This article first appeared at The Malay Mail on 11 May 2018.
On 9th May 2018, Malaysians voted resoundingly to remove Barisan Nasional from federal power for the first time in 6 decades. Tun Dr Mahathir Mohamad, who led the victorious Pakatan Harapan coalition, was sworn in as the 7th Prime Minister of Malaysia on 10th May 2018.
Since then, the Pakatan Harapan government wasted no time in declaring Apandi Ali’s unfitness to continue occupying the office of the Attorney General. Mahathir said: “We have to look into who is the attorney-general. At the moment, the attorney-general has undermined his own credibility He has, in fact, hidden evidence of wrongdoing and that is wrong in law.”
In response to that, Apandi Ali said: “My conscience is clear. Anyway, I will cross the bridge when I come to it.”
One only hopes he crosses the bridge sooner rather than later. With such resounding lack of confidence on the part of the Pakatan Harapan government, Apandi Ali should do the honourable thing and resign from office. Clinging on to the role of Attorney General would only result in an ugly confrontation and further soil the honourable institution.
Apandi Ali has already brought great disgrace and shame to the office of the Attorney General. The circumstances of his appointment, staunch defence of Najib in the 1MDB scandal against overwhelming evidence and selective prosecution of opposition and civil society figures have crumbled the rule of law in Malaysia.
But what if Apandi Ali refuses to resign?
The relevant provisions of the Constitution are open to interpretation, and hence two scenarios may arise.
Scenario 1
Article 145(6) of the Constitution states:
“The person holding the office of Attorney General immediately prior to the coming into operation of this Article shall continue to hold the office on terms and conditions not less favourable than those applicable to him immediately before such coming into operation and shall not be removed from office except on the like grounds and in the like manner as a judge of the Federal Court.”
In this regard, Article 125(3) of the Constitution states that if the PM represents to the YDPA that a judge of the Federal Court ought to be removed due to breach of the code of ethics or inability to properly discharge the functions of his office, the YDPA shall appoint a tribunal and refer the representation to it; and may on the recommendation of the tribunal remove the judge from office.
Such tribunal shall consist of at least5 persons who hold or have held office as judge of the Federal Court, the Court of Appeal or a High Court, or persons who have held equivalent office in the Commonwealth if it appears expedient for the YDPA to do so: see Article 125(4).
In short, a tribunal of experienced judges would be convened to assess and provide recommendations as to whether Apandi Ali ought to be removed from office.
Scenario 2
Nonetheless, some parties – including Professor Dato’ Gurdial Singh Nijar and notably Apandi Ali himself in justifying the removal of Gani Patail – have argued that Article 145(6) only applies to persons holding the office prior to operation of Article 145 i.e. to the Attorney General from 1959 to 1963. The requirement of a tribunal hence does not apply to Attorneys General after such period.
If this is true, Article 145(5) of the Constitution is relevant and reads: “Subject to Clause (6), the Attorney General shall hold office during the pleasure of the Yang di-Pertuan Agong and may at any time resign his office”.
In exercising his functions under the Constitution, the YDPA is a constitutional monarch – he does not have discretion and must act in accordance with the advice of the Cabinet or a Minister authorised by the Cabinet (except for limited matters prescribed under Article 40(2)): see Article 40(1) & (1B).
By extension, if the Prime Minister as the leader of Cabinet advises the YDPA to remove an official holding an office held at the pleasure of the latter, the YDPA must comply with such advice.
In Dato’ Seri Anwar bin Ibrahim v Perdana Menteri Malaysia & Anor [2010] 3 MLJ 174, Federal Court had the opportunity to discuss a similar provision and relied on VN Shukla’s Constitution of India (7th Ed, India) at p247 which states as such:
“Clause 2 lays down that the Ministers hold office during the pleasure of the President.
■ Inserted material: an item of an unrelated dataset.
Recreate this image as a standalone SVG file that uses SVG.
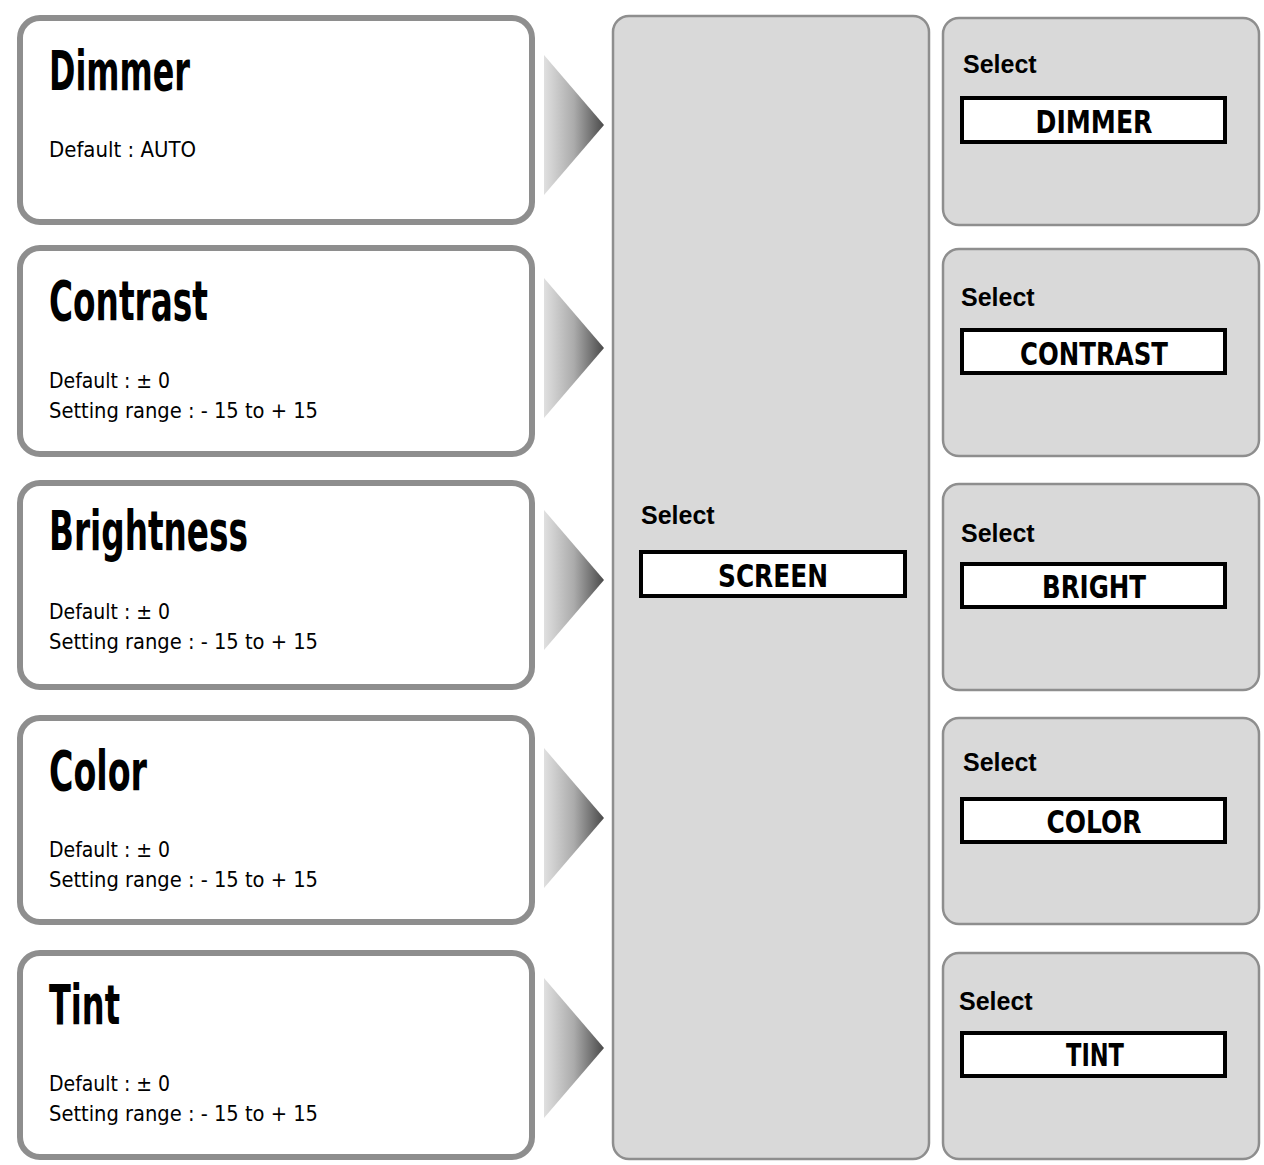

The fact that each member holds office at the pleasure of the President indicates that his office is at all times at the Prime Minister’s disposal, for in these matters the President, like the King in England, acts on the advice of the Prime Minister”.
Therefore, the Prime Minister of the Pakatan Harapan government can advise the YDPA to remove Apandi Ali from the office of the Attorney General, and the YDPA has no option but to act on such advice.
Ideally, natural justice ought to be complied. If Scenario 2 applies, before the Prime Minister advises the YDPA, it should give Apandi Ali the opportunity to defend the actions taken during his tenure in office.